From: rpw3@rpw3.org (Rob Warnock)
Date: Sat, 10 Dec 2005 20:15:48 -0600
Newsgroups: comp.lang.lisp
Message-ID: <eLadnfJhwdxJFgbenZ2dnUVZ_sKdnZ2d@speakeasy.net>
Duane Rettig  <duane@franz.com> wrote:
+---------------
| Ulrich Hobelmann <u.hobelmann@web.de> writes:
| > George Neuner wrote:
| >>>>> mmap()ed files are also cached, no?
| >>>> No.  Mapped files are handled by the virtual memory system and all
| >>>> modern systems DMA pages directly to/from disk with no buffering.
| >>> Seriously?  I thought every common OS would buffer/cache most pages...
| >> Seriously, you need to read up on MMUs, virtual memory and demand
| >> paging systems.
| >
| > What I (think I) know about modern OSes is that they cache everything
| > from disk, I suppose by associating file blocks with in-memory-blocks.
| > Surely I could be wrong...
+---------------

Ulrich isn't wrong, George.

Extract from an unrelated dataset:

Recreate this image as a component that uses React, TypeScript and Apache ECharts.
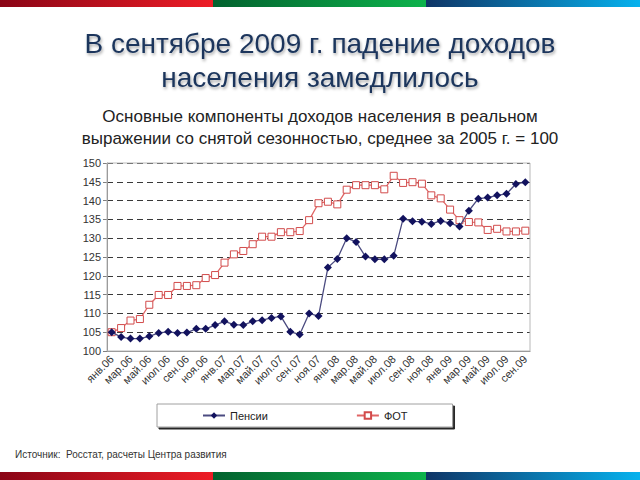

The "global page cache" has pretty much
completely replaced the "file block cache" in recent versions of the
VM systems of most decent operating systems [e.g., Irix, *BSD, Linux].
Pretty much *everything* is cached using the same mechanism [which
does have its downsides sometimes, to be sure.].

+---------------
| > like to know where you got your information that mmap()ed data isn't
| > cached at all, because I don't believe it.
| 
| The caching sometimes happens at first access, and not at mmap time.
+---------------

True. In particular, these days executable files are simply mmap'd
into memory, and pages only fault in from the ELF (say) file as they
are first accessed.

+---------------
| It depends on whether there is backing for the mmap, or if it is
| "MAP_NORESERVE", which means that it is using "virtual swap" (which is
| different than virtual memory).  There is also copy-on-write options
| which sometimes create new pages but which don't write them back out -
| this allows many processes to map the same file without disturbing the
| original, and yet without incurring the extra virtual page cost of a
| private mapping; any pages which have not been written to can use the
| same actual page across process boundaries.
+---------------

Quite true! And in fact, the page caching in both FreeBSD & Linux is
so good that even though CMUCL's typical image file is *huge* compared
to CLISP's, on the second (and subsequent) executions, CMUCL starts up
slightly *faster* than CLISP!!  [Aside: Sam, I haven't tested this on
the latest version of CLISP, so my apologies if it's no longer true.]
The following was done with a laptop running FreeBSD-4.10 on a 1.8 GHz
Athlon with 1 GiB of RAM [but a *slow* disk]:

    $ cat test_clisp.lisp
    #!/usr/local/bin/clisp -q
    (format t "hello world!~%")
    $ time-hist ./test_clisp.lisp
    Timing 100 runs of: ./test_clisp.lisp
       3 0.019
      32 0.020
      65 0.021
    $ cat test_cmucl.lisp
    #!/usr/local/bin/cmucl -script
    (format t "hello world!~%")
    $ time-hist ./test_cmucl.lisp
    Timing 100 runs of: ./test_cmucl.lisp
      59 0.016
      41 0.017
    $ 

The point is *not* that one is a few milliseconds faster than the
other, but that on such a system "bigger" is not necessarily "slower". 

[A secondary point is that CMUCL is perfectly acceptable for simple
"scripting", *including* low-traffic CGI scripting! For high-traffic
sites, of course, one would use compiled code in a persistent Lisp
application server.]


-Rob

-----
Rob Warnock			<rpw3@rpw3.org>
627 26th Avenue			<URL:http://rpw3.org/>
San Mateo, CA 94403		(650)572-2607